(Stored data entries)
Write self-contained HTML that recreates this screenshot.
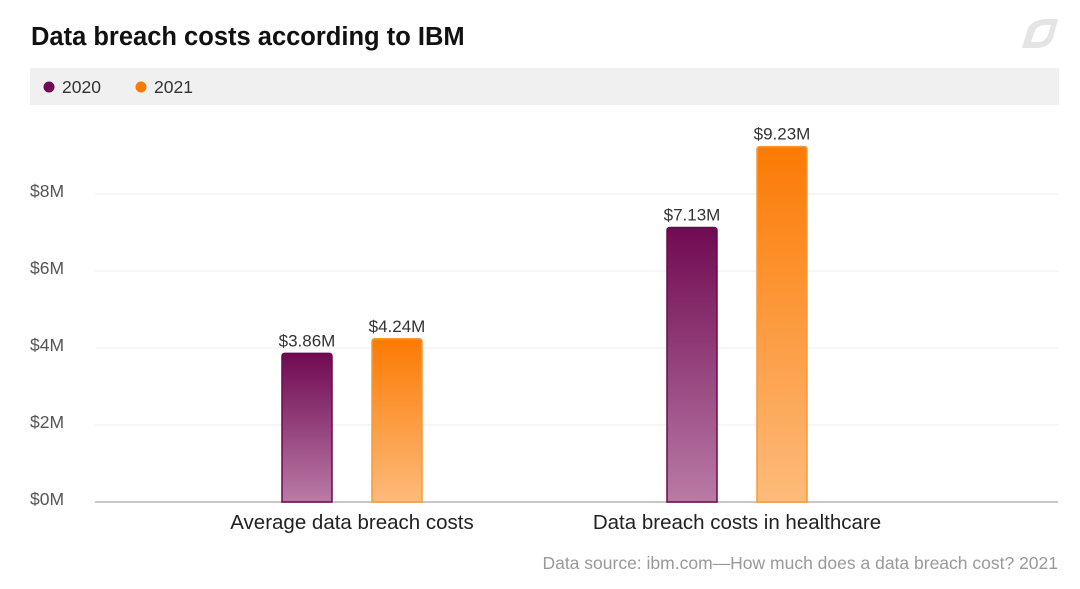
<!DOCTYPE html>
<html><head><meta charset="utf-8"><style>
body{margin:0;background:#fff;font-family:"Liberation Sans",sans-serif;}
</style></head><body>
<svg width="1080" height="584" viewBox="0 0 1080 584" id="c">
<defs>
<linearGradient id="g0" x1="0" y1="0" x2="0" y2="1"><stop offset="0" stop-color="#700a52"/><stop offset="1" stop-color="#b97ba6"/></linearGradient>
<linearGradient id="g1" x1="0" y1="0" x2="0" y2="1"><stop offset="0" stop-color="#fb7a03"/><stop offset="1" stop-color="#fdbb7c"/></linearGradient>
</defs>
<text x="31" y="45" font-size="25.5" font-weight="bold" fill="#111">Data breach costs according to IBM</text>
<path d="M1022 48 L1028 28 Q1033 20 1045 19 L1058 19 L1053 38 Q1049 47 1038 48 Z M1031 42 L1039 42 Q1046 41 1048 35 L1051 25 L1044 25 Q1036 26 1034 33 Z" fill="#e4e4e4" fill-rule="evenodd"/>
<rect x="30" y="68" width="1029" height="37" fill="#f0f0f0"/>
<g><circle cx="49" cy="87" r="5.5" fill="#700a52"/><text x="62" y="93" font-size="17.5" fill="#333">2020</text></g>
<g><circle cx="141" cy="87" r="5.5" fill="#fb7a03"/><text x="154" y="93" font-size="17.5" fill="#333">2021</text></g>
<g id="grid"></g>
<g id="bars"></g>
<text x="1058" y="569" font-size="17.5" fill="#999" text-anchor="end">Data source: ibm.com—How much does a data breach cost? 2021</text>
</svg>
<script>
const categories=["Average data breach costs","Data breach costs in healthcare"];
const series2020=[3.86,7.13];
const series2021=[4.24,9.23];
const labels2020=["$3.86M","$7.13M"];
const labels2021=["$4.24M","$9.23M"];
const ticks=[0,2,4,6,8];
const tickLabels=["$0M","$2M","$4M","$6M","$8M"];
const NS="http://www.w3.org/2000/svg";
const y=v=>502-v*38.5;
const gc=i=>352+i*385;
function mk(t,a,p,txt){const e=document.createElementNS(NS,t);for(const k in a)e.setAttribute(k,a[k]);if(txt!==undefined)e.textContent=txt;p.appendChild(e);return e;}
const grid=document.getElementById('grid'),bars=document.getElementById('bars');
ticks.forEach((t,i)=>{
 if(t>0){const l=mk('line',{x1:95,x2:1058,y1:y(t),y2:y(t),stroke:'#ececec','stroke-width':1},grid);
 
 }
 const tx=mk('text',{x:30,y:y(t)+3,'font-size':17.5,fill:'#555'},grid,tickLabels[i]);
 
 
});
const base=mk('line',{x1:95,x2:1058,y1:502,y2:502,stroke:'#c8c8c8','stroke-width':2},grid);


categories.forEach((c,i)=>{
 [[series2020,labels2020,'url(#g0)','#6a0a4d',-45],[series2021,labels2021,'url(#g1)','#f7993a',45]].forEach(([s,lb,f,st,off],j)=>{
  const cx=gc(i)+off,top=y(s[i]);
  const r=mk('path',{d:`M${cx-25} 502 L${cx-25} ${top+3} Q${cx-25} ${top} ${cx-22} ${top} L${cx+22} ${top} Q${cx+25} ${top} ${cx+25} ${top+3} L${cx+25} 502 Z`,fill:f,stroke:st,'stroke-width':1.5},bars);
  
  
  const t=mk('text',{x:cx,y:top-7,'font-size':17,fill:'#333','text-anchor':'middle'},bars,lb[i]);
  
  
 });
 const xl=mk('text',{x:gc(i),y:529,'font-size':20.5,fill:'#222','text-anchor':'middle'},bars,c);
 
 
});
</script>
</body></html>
* * *
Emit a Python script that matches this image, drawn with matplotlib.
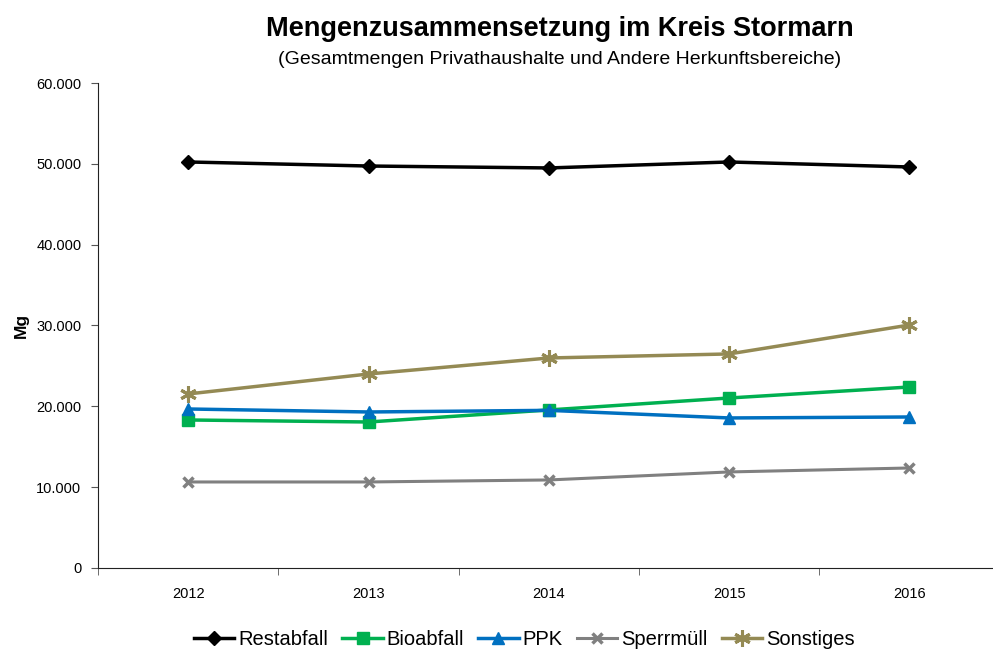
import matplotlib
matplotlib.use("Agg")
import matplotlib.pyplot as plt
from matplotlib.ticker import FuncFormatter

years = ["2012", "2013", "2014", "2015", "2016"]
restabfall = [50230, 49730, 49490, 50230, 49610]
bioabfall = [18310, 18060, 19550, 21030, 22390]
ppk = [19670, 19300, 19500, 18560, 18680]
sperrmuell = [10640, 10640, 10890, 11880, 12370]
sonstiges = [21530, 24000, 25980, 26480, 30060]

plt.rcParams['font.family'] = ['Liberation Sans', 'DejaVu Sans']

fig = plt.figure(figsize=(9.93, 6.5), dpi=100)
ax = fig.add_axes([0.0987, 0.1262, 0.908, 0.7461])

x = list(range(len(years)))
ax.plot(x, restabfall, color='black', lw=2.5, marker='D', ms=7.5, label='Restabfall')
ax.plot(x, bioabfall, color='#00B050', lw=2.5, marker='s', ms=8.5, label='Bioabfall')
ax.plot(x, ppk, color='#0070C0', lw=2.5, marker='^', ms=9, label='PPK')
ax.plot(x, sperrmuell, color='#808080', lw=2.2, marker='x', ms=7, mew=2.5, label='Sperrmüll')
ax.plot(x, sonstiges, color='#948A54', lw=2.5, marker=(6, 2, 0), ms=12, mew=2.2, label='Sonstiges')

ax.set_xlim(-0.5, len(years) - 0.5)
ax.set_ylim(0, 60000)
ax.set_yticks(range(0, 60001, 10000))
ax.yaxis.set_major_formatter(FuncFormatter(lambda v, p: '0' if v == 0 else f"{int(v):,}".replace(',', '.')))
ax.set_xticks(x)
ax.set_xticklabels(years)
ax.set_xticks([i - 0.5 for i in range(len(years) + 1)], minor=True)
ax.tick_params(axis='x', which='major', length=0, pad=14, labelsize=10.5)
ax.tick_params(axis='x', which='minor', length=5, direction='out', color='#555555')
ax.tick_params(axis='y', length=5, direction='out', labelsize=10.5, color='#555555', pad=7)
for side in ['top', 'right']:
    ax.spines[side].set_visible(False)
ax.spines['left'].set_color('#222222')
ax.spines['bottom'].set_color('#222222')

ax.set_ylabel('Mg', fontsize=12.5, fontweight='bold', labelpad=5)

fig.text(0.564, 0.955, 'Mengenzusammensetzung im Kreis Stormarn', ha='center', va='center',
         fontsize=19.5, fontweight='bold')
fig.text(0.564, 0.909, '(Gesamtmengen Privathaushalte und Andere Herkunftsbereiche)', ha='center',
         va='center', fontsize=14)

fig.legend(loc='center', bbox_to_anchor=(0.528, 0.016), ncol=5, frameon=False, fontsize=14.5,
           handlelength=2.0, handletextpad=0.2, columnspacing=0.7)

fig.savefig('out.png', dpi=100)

▶ Exercise instructions
Output exactly the lines from the one containing "Emit a Python" through the one containing "handlelength=2.0, handletextpad=0.2, columnspacing=0.7)", both included, and nothing else; leave out any pictures.

▶ Task output
Emit a Python script that matches this image, drawn with matplotlib.
import matplotlib
matplotlib.use("Agg")
import matplotlib.pyplot as plt
from matplotlib.ticker import FuncFormatter

years = ["2012", "2013", "2014", "2015", "2016"]
restabfall = [50230, 49730, 49490, 50230, 49610]
bioabfall = [18310, 18060, 19550, 21030, 22390]
ppk = [19670, 19300, 19500, 18560, 18680]
sperrmuell = [10640, 10640, 10890, 11880, 12370]
sonstiges = [21530, 24000, 25980, 26480, 30060]

plt.rcParams['font.family'] = ['Liberation Sans', 'DejaVu Sans']

fig = plt.figure(figsize=(9.93, 6.5), dpi=100)
ax = fig.add_axes([0.0987, 0.1262, 0.908, 0.7461])

x = list(range(len(years)))
ax.plot(x, restabfall, color='black', lw=2.5, marker='D', ms=7.5, label='Restabfall')
ax.plot(x, bioabfall, color='#00B050', lw=2.5, marker='s', ms=8.5, label='Bioabfall')
ax.plot(x, ppk, color='#0070C0', lw=2.5, marker='^', ms=9, label='PPK')
ax.plot(x, sperrmuell, color='#808080', lw=2.2, marker='x', ms=7, mew=2.5, label='Sperrmüll')
ax.plot(x, sonstiges, color='#948A54', lw=2.5, marker=(6, 2, 0), ms=12, mew=2.2, label='Sonstiges')

ax.set_xlim(-0.5, len(years) - 0.5)
ax.set_ylim(0, 60000)
ax.set_yticks(range(0, 60001, 10000))
ax.yaxis.set_major_formatter(FuncFormatter(lambda v, p: '0' if v == 0 else f"{int(v):,}".replace(',', '.')))
ax.set_xticks(x)
ax.set_xticklabels(years)
ax.set_xticks([i - 0.5 for i in range(len(years) + 1)], minor=True)
ax.tick_params(axis='x', which='major', length=0, pad=14, labelsize=10.5)
ax.tick_params(axis='x', which='minor', length=5, direction='out', color='#555555')
ax.tick_params(axis='y', length=5, direction='out', labelsize=10.5, color='#555555', pad=7)
for side in ['top', 'right']:
    ax.spines[side].set_visible(False)
ax.spines['left'].set_color('#222222')
ax.spines['bottom'].set_color('#222222')

ax.set_ylabel('Mg', fontsize=12.5, fontweight='bold', labelpad=5)

fig.text(0.564, 0.955, 'Mengenzusammensetzung im Kreis Stormarn', ha='center', va='center',
         fontsize=19.5, fontweight='bold')
fig.text(0.564, 0.909, '(Gesamtmengen Privathaushalte und Andere Herkunftsbereiche)', ha='center',
         va='center', fontsize=14)

fig.legend(loc='center', bbox_to_anchor=(0.528, 0.016), ncol=5, frameon=False, fontsize=14.5,
           handlelength=2.0, handletextpad=0.2, columnspacing=0.7)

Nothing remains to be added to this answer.